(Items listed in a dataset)
########################################

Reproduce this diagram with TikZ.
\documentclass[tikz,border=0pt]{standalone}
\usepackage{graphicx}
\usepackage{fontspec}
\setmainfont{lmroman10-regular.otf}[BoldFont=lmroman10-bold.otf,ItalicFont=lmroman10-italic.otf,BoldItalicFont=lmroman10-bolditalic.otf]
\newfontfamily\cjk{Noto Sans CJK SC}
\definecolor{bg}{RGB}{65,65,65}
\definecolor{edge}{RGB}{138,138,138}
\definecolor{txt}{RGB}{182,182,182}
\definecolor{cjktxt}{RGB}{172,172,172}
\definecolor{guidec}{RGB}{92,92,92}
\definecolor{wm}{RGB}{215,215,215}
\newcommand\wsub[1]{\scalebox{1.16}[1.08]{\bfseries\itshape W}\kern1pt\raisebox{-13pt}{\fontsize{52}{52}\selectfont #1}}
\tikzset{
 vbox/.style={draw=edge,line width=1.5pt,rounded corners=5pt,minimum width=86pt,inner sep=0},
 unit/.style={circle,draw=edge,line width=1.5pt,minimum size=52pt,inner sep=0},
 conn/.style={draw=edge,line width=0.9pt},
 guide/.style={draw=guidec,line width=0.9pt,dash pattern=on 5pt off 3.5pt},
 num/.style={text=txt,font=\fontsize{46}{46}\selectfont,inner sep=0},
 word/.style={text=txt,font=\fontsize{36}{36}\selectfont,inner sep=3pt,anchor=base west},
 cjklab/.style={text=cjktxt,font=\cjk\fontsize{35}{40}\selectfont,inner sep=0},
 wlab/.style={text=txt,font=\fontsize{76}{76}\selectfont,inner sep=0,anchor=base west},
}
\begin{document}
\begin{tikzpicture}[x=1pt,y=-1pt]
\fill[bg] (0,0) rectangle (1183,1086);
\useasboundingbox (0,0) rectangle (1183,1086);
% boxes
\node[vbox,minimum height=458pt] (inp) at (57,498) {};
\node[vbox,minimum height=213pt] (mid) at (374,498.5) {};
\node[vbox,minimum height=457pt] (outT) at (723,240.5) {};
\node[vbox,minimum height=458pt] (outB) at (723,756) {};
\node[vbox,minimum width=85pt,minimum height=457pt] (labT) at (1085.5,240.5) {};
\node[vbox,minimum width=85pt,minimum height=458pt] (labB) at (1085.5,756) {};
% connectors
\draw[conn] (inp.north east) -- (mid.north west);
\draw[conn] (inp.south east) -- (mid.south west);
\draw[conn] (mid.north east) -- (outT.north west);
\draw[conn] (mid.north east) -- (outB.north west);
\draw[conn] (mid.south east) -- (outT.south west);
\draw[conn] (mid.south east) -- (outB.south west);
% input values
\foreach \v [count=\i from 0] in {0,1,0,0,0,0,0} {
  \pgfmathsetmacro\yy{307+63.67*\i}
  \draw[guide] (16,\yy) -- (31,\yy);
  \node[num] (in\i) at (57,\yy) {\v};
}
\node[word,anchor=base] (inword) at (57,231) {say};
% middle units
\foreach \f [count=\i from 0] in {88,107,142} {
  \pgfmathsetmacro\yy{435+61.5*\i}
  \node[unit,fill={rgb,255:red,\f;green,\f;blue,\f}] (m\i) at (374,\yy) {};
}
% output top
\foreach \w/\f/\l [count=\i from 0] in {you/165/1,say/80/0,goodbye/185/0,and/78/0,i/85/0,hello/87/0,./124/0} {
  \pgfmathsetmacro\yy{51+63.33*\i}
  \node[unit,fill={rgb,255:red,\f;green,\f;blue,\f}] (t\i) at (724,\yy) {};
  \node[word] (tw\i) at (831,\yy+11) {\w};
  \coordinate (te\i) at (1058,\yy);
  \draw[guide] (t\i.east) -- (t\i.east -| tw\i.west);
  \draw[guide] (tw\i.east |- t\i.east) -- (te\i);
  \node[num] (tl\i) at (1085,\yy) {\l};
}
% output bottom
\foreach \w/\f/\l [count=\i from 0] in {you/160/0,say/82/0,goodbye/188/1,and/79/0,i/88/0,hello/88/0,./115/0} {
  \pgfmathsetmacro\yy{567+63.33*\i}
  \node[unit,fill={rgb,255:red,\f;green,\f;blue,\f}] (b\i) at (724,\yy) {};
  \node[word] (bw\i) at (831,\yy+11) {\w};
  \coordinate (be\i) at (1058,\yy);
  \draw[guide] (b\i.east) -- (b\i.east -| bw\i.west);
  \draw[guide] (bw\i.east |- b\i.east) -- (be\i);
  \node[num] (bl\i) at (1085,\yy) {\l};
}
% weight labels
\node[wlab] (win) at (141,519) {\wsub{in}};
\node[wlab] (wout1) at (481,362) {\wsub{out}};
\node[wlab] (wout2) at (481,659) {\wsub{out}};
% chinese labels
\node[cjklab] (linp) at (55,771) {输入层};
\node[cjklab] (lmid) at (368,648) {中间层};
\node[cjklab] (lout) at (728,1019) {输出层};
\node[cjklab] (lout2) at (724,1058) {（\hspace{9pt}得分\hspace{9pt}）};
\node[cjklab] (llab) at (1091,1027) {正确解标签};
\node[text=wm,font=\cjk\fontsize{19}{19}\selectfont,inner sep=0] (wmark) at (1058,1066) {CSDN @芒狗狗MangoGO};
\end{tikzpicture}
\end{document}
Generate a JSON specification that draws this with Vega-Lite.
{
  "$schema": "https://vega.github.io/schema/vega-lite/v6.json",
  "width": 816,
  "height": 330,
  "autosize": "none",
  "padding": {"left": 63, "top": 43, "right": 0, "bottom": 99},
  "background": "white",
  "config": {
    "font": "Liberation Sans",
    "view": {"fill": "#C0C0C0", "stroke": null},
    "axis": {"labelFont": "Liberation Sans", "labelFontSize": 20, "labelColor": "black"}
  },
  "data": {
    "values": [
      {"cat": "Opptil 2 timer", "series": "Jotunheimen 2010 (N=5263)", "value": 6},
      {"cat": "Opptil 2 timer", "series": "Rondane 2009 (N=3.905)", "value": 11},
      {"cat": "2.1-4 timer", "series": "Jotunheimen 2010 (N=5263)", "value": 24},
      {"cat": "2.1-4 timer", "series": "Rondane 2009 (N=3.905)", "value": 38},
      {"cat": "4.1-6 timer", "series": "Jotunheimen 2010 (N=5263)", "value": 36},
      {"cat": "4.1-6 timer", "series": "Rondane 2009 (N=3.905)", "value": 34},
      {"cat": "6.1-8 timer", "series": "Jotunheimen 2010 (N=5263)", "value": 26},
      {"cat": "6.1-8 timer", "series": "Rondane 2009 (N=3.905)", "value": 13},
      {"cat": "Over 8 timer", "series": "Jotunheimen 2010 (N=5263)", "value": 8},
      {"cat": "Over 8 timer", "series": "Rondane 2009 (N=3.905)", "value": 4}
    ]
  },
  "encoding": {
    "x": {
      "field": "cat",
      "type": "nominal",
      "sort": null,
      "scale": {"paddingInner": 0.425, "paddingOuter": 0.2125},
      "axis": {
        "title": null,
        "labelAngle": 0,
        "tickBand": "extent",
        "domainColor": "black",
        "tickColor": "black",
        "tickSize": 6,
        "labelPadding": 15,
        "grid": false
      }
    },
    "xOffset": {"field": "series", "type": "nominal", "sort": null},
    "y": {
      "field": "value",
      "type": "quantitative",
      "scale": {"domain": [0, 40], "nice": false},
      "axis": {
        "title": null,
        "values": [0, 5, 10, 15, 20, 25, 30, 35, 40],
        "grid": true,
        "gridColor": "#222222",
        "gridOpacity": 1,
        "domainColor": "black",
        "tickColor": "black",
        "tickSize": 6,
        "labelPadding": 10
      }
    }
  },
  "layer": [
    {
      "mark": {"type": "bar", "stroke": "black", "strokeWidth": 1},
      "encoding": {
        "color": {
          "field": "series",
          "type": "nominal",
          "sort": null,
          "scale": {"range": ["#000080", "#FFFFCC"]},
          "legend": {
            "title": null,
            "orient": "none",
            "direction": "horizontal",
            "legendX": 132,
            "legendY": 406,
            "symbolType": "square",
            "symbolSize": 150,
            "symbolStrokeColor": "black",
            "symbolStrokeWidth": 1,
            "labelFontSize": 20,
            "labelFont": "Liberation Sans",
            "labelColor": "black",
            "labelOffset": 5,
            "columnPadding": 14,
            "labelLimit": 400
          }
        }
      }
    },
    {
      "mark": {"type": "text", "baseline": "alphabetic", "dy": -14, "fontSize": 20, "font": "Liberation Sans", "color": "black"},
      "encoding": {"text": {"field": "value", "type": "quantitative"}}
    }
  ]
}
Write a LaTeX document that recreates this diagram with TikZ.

########################################

**Given exercise:** Only the number should be given: how many lines of the data contain the word "that"?

**Answer to this exercise:** 2